Of course, there could hardly be a more minuscule minority viewpoint on any subject in sports. The overwhelming percentage of basketball fans adore the three. When they see Curry attempt 17 of his 19 shots from behind the arc against the Trail Blazers, as he did last Wednesday night, they do not see it as I did, which was an abomination. They see it as lovable, adorable Steph being Steph.
The three has been with us since 1961, when Abe Saperstein introduced it as a gimmick to impress casual fans of his short-lived American Basketball League. It was then taken up by the Eastern League, when it was the second-best basketball league on earth. It was an obvious stunt, to go along with the red, white, and blue basketball, for the American Basketball Association when it began play in 1967. It was brought to the NBA for the 1979-80 season and into college basketball in 1986-87. So if you are 30 or under you know nothing else. You don’t recall when basketball was, well, basketball and not a nightly contest to see which team can clang more stupid shots than the other.
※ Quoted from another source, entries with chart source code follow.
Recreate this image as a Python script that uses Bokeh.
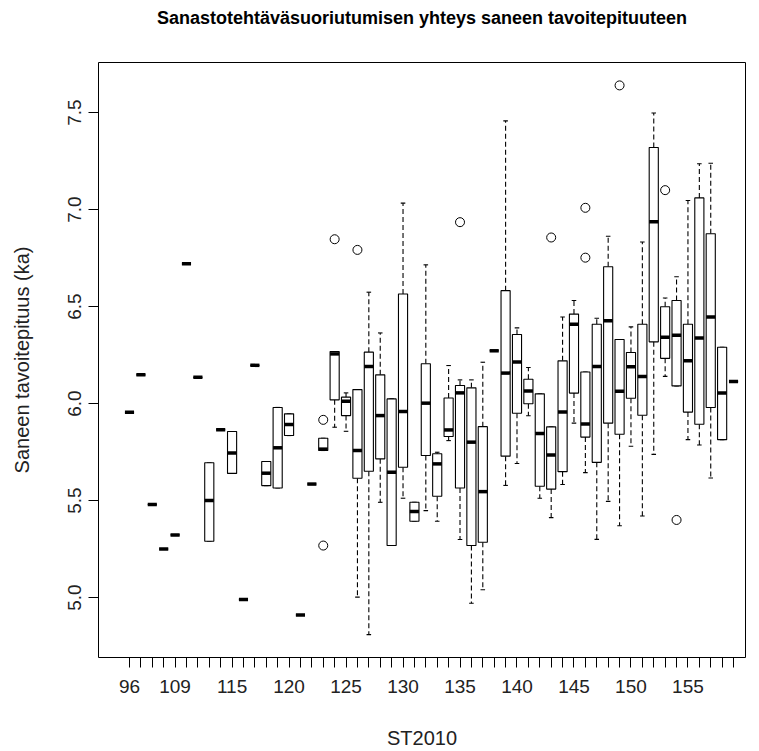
from bokeh.plotting import figure
from bokeh.models import Range1d, FixedTicker, PrintfTickFormatter, Title
from bokeh.embed import file_html
from bokeh.resources import INLINE

# ST2010 score groups (one box per group)
st2010 = [96, 100, 103, 106, 109, 110, 111, 112, 113, 115,
          116, 117, 118, 119, 120, 121, 122, 123, 124, 125,
          126, 127, 128, 129, 130, 131, 132, 133, 134, 135,
          136, 137, 138, 139, 140, 141, 142, 143, 144, 145,
          146, 147, 148, 149, 150, 151, 152, 153, 154, 155,
          156, 157, 158, 159]

# tick labels that are printed under the axis
shown_labels = [96, 109, 115, 120, 125, 130, 135, 140, 145, 150, 155]

# five-number summaries of "Saneen tavoitepituus (ka)" per group
whisker_low = [5.955, 6.148, 5.480, 5.250, 5.323, 6.720, 6.135, 5.290, 5.865, 5.640,
               4.990, 6.197, 5.577, 5.565, 5.835, 4.910, 5.585, 5.758, 5.878, 5.857,
               5.002, 4.809, 5.491, 5.268, 5.512, 5.393, 5.448, 5.393, 5.809, 5.299,
               4.971, 5.040, 6.272, 5.578, 5.691, 5.937, 5.512, 5.412, 5.583, 5.899,
               5.644, 5.300, 5.496, 5.370, 5.780, 5.420, 5.738, 6.140, 6.091, 5.814,
               5.786, 5.616, 5.814, 6.114]
quart_low = [5.955, 6.148, 5.480, 5.250, 5.323, 6.720, 6.135, 5.290, 5.865, 5.640,
             4.990, 6.197, 5.577, 5.565, 5.835, 4.910, 5.585, 5.758, 6.019, 5.938,
             5.615, 5.651, 5.715, 5.268, 5.672, 5.393, 5.732, 5.522, 5.830, 5.565,
             5.268, 5.285, 6.272, 5.729, 5.950, 5.999, 5.574, 5.559, 5.649, 6.054,
             5.827, 5.697, 5.899, 5.842, 6.027, 5.940, 6.318, 6.233, 6.091, 5.956,
             5.893, 5.980, 5.814, 6.114]
median = [5.955, 6.148, 5.480, 5.250, 5.323, 6.720, 6.135, 5.500, 5.865, 5.745,
          4.990, 6.197, 5.641, 5.772, 5.892, 4.910, 5.585, 5.765, 6.256, 6.012,
          5.758, 6.191, 5.938, 5.646, 5.959, 5.443, 6.002, 5.689, 5.864, 6.055,
          5.801, 5.546, 6.272, 6.157, 6.214, 6.065, 5.846, 5.735, 5.956, 6.409,
          5.895, 6.191, 6.427, 6.063, 6.190, 6.140, 6.937, 6.342, 6.352, 6.220,
          6.338, 6.446, 6.054, 6.114]
quart_high = [5.955, 6.148, 5.480, 5.250, 5.323, 6.720, 6.135, 5.695, 5.865, 5.856,
              4.990, 6.197, 5.701, 5.980, 5.947, 4.910, 5.585, 5.821, 6.268, 6.033,
              6.072, 6.265, 6.148, 6.024, 6.565, 5.491, 6.205, 5.741, 6.029, 6.093,
              6.081, 5.881, 6.272, 6.582, 6.356, 6.125, 6.050, 5.880, 6.220, 6.461,
              6.163, 6.409, 6.705, 6.330, 6.263, 6.409, 7.320, 6.499, 6.531, 6.409,
              7.060, 6.875, 6.290, 6.114]
whisker_high = [5.955, 6.148, 5.480, 5.250, 5.323, 6.720, 6.135, 5.695, 5.865, 5.856,
                4.990, 6.197, 5.701, 5.980, 5.947, 4.910, 5.585, 5.821, 6.268, 6.055,
                6.072, 6.574, 6.364, 6.024, 7.033, 5.491, 6.715, 5.749, 6.196, 6.122,
                6.122, 6.213, 6.272, 7.457, 6.390, 6.186, 6.050, 5.880, 6.446, 6.531,
                6.163, 6.440, 6.862, 6.330, 6.395, 6.833, 7.498, 6.544, 6.654, 7.047,
                7.236, 7.239, 6.290, 6.114]

# outlying group values
outlier_st = [123, 123, 124, 126, 135, 143, 146, 146, 149, 153, 154]
outlier_value = [5.916, 5.268, 6.847, 6.792, 6.935, 6.856, 7.009, 6.752, 7.640, 7.100, 5.400]

pos = list(range(1, len(st2010) + 1))
pos_of = {g: i + 1 for i, g in enumerate(st2010)}
half = 0.4      # half box width
staple = 0.2    # half staple width

p = figure(width=759, height=751,
           x_range=Range1d(-1.72, 55.05), y_range=Range1d(4.691, 7.758),
           output_backend="svg", toolbar_location=None,
           min_border_left=98, min_border_right=14,
           min_border_top=62, min_border_bottom=94)
p.grid.visible = False
p.outline_line_color = "black"
p.outline_line_width = 1
p.background_fill_color = "white"
p.border_fill_color = "white"

# empty strip that keeps the title up in the top margin
p.add_layout(Title(text=" ", text_font_size="1px", standoff=32), "above")

p.title.text = "Sanastotehtäväsuoriutumisen yhteys saneen tavoitepituuteen"
p.title.align = "center"
p.title.text_font = "Liberation Sans"
p.title.text_font_style = "bold"
p.title.text_font_size = "18px"
p.title.text_color = "black"
p.title.standoff = 0

# whiskers (dashed) and staples
p.segment(x0=pos, x1=pos, y0=quart_high, y1=whisker_high,
          line_color="black", line_width=1.1, line_dash="5 3")
p.segment(x0=pos, x1=pos, y0=quart_low, y1=whisker_low,
          line_color="black", line_width=1.1, line_dash="5 3")
p.segment(x0=[x - staple for x in pos], x1=[x + staple for x in pos],
          y0=whisker_high, y1=whisker_high, line_color="black", line_width=1.1)
p.segment(x0=[x - staple for x in pos], x1=[x + staple for x in pos],
          y0=whisker_low, y1=whisker_low, line_color="black", line_width=1.1)

# boxes
p.quad(left=[x - half for x in pos], right=[x + half for x in pos],
       bottom=quart_low, top=quart_high,
       fill_color="white", line_color="black", line_width=1.1)

# medians
p.segment(x0=[x - half for x in pos], x1=[x + half for x in pos],
          y0=median, y1=median, line_color="black", line_width=3.5,
          line_cap="butt")

# outliers
p.scatter(x=[pos_of[g] for g in outlier_st], y=outlier_value, marker="circle",
          size=9, fill_color=None, line_color="black", line_width=1)

# x axis: one tick per group, only some labels printed
p.xaxis.ticker = FixedTicker(ticks=pos)
p.xaxis.major_label_overrides = {
    i + 1: (str(g) if g in shown_labels else "") for i, g in enumerate(st2010)}
p.xaxis.bounds = (1, len(st2010))
p.xaxis.axis_label = "ST2010"

p.yaxis.ticker = FixedTicker(ticks=[5.0, 5.5, 6.0, 6.5, 7.0, 7.5])
p.yaxis.formatter = PrintfTickFormatter(format="%.1f")
p.yaxis.bounds = (5.0, 7.5)
p.yaxis.major_label_orientation = "vertical"
p.yaxis.axis_label = "Saneen tavoitepituus (ka)"

for ax in (p.xaxis[0], p.yaxis[0]):
    ax.axis_line_color = "black"
    ax.major_tick_line_color = "black"
    ax.major_tick_out = 10
    ax.major_tick_in = 0
    ax.minor_tick_line_color = None
    ax.major_label_text_font = "Liberation Sans"
    ax.major_label_text_font_size = "19px"
    ax.major_label_text_color = "#222222"
    ax.axis_label_text_font = "Liberation Sans"
    ax.axis_label_text_font_size = "20px"
    ax.axis_label_text_font_style = "normal"
    ax.axis_label_text_color = "#222222"

p.xaxis.major_label_standoff = 12
p.xaxis.axis_label_standoff = 31
p.yaxis.major_label_standoff = 7
p.yaxis.axis_label_standoff = 33

open("out.html", "w").write(file_html(p, INLINE))
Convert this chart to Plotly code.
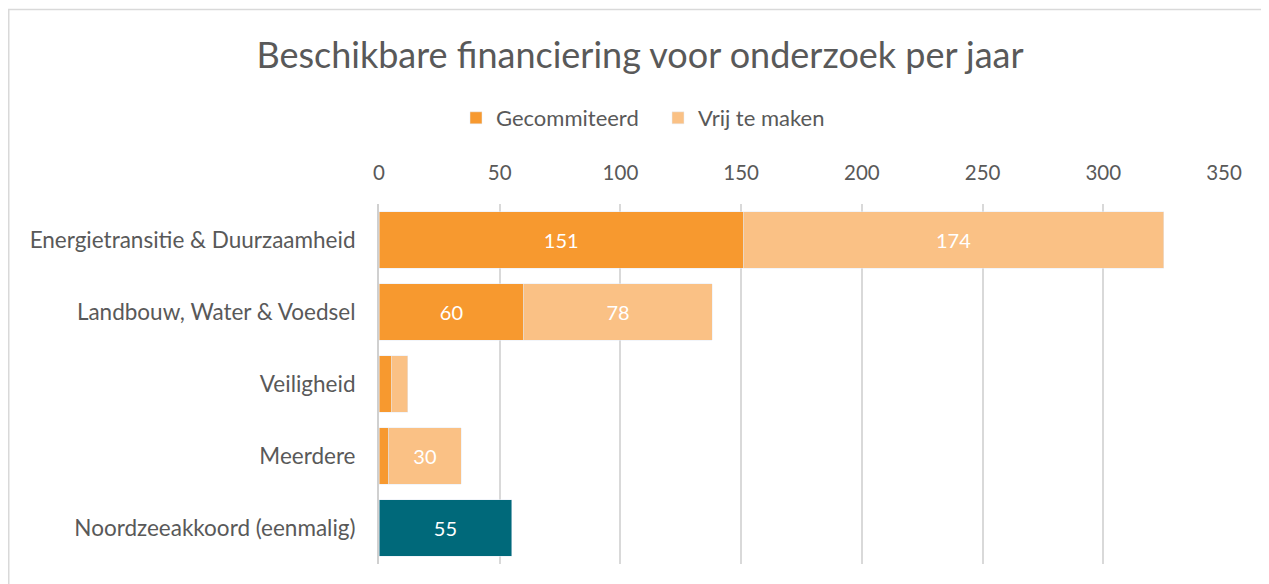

There have been previous 3-point notables, including our own Larry Bird, who used it as a strategic weapon better than anyone in his time. Ray Allen is likewise remembered with great fondness in these here parts for his expertise shooting threes. But no one has become more closely linked with the three than Curry, and that includes his 3-point partner in crime, Klay Thompson.
What Mr. Curry has done is expand the concept of a legitimate, makeable three. He can shoot it with remarkable accuracy from three? four? five? however many feet beyond the arc. If he crosses midcourt with the ball, you’d better get your hands up. You think people haven’t noticed? Trae Young, for one, is likewise doing it. The problem is that, as it is in so many other aspects of athletic life, some people are simply better than others. No one is going to out-Curry Curry, and that includes Young. But they will try, and we will see more teams shooting 5 for 32 from beyond the arc, rendering the game more and more unwatchable. Worse yet, we will see more college and high school kids hoisting threes, as if that were the only way to, as they quaintly say these days, “score the ball.” Curry’s influence is that profound.